Multiple Polynomial Regression Model for Predicting Surface Roughness of Titanium Alloy in Electrical Discharge Machining
Nurezayana Zainal 1, Azlan Mohd Zain 2, Mohamad Firdaus A. Aziz 1, Salama A. Mostafa 1, Ashanira Mat Deris 3, Nor B. Abd Warif1, Muhammad Ammar S. Shahrom 1
1 Faculty of Computer Science and Information Technology, Universiti Tun Hussein Onn Malaysia, 86400, Batu Pahat, Johor, Malaysia
2 School of Computing, Faculty of Engineering, Universiti Teknologi Malaysia, 81310, Skudai, Johor, Malaysia
3 Faculty of Ocean Engineering Technology and Informatics, Universiti Malaysia Terengganu, 21030, Kuala Nerus, Terengganu, Malaysia
Emails: nurezayana@uthm.edu.my; azlanmz@utm.my; mdfirdaus@uthm.edu.my; salama@uthm.edu.my; ashanira@umt.edu.my; norbakiah@uthm.edu.my; hi210017@student.uthm.edu.my
* Correspondence: nurezayana@uthm.edu.my
Abstract
This study investigated the experimental work of titanium alloy in the die-sinking electrical discharge (EDM) machining process to enhance surface integrity (surface roughness) by applying regression-based modeling. Furthermore, a multiple polynomial regression (MPR) model was developed to predict surface roughness responses under optimized conditions. The effects of EDM parameters, such as pulse-on time (ON), pulse-off time (OFF), peak current (IP), and servo voltage (SV), on surface roughness were studied. The experiment was conducted using a two-level full factorial design with four center points. Roughness was measured using a surface roughness tester (Formtracer SJ-301). The significant cutting parameters for surface roughness were determined using analysis of variance (ANOVA).

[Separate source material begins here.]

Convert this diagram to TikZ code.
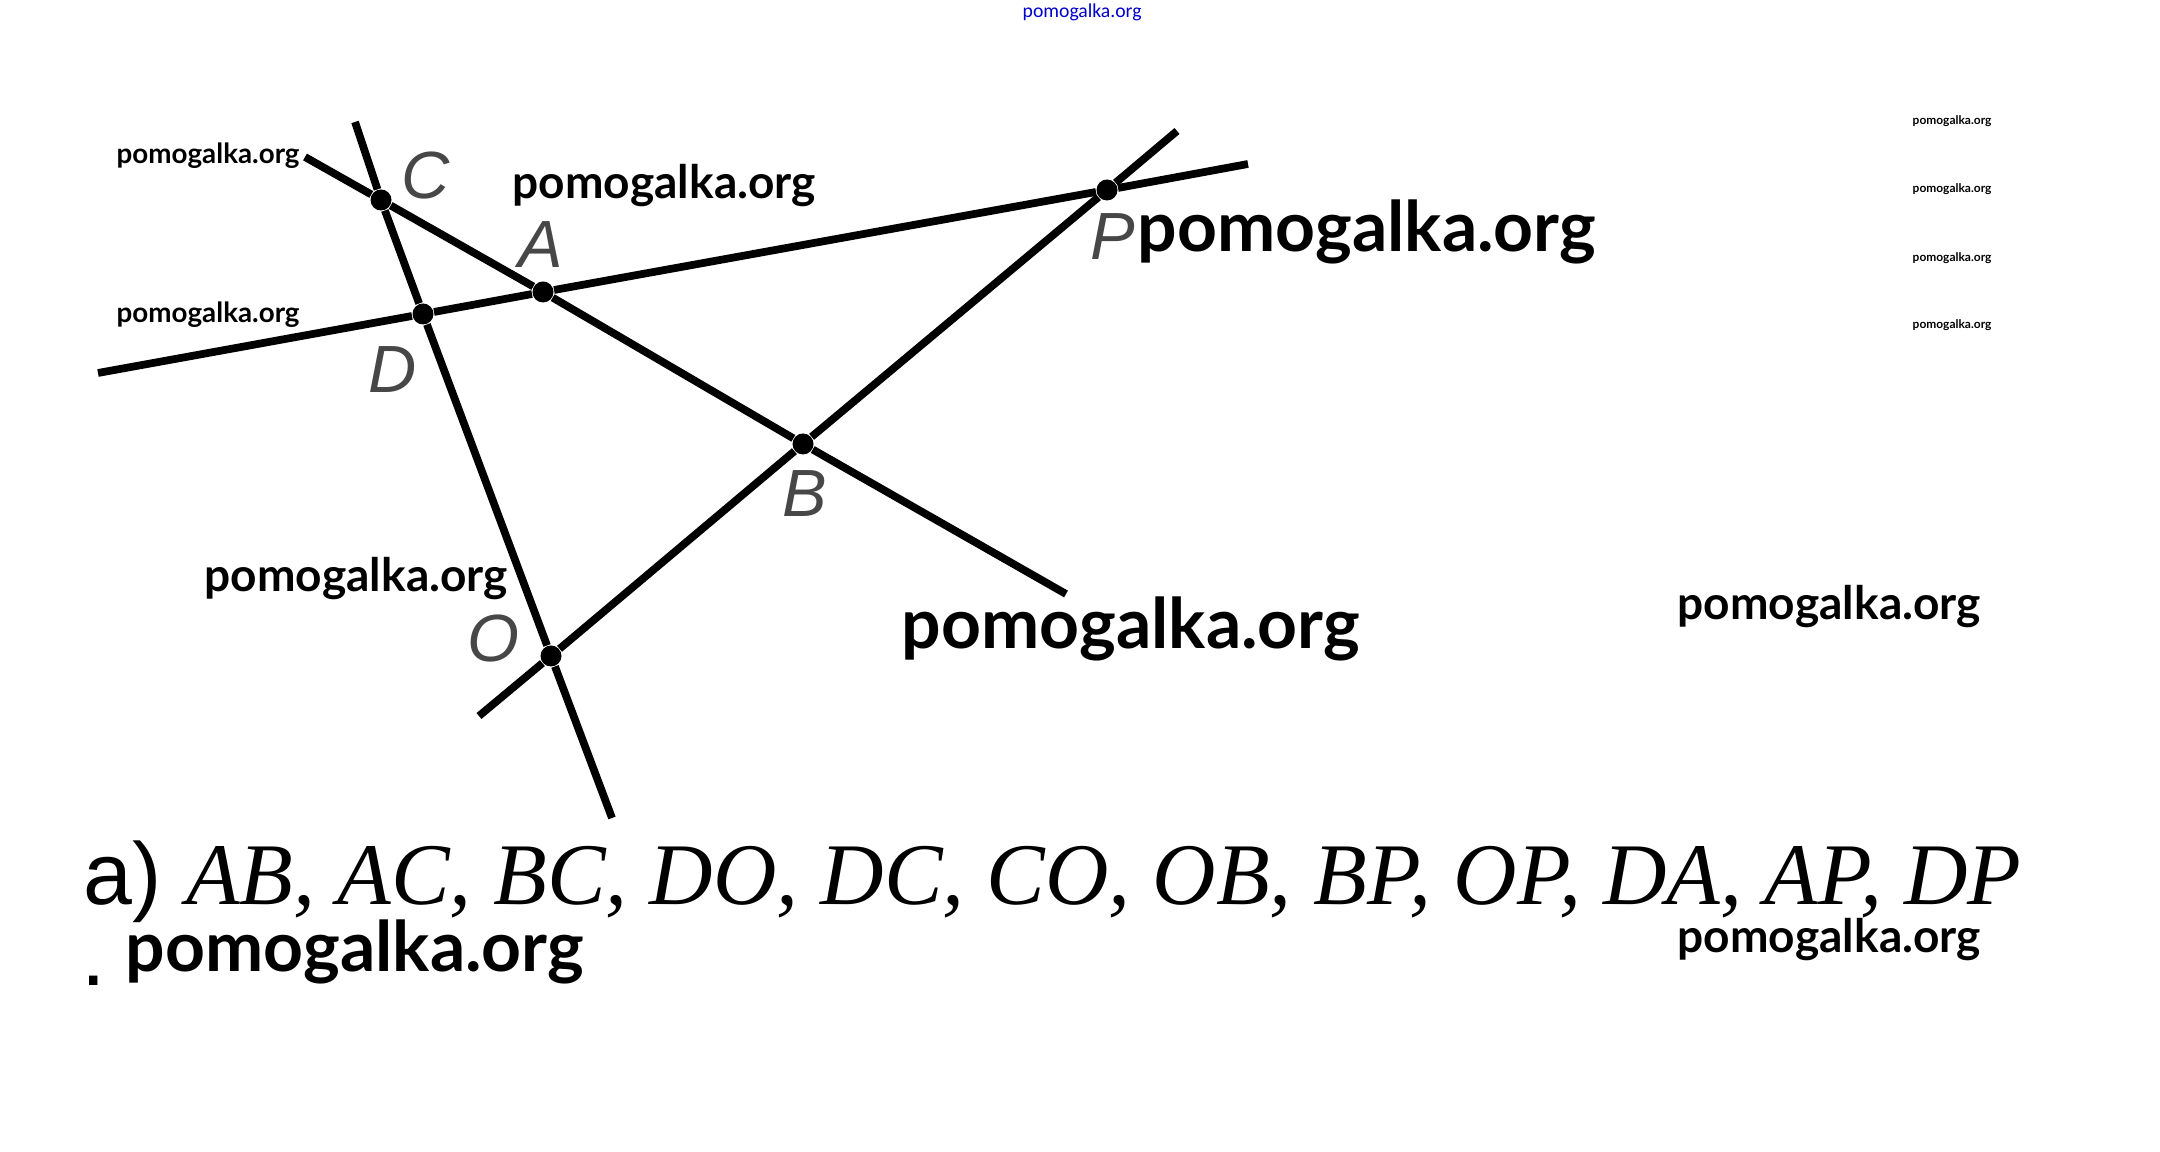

The results showed that increasing the servo voltage significantly reduced the surface roughness by 46.48%. The developed model also predicted surface roughness values lower than those observed in the experimental data, with an R2 value of 0.608.
Keywords: Regression; Polynomial Regression; Surface roughness; Electrical discharge machining; titanium alloy.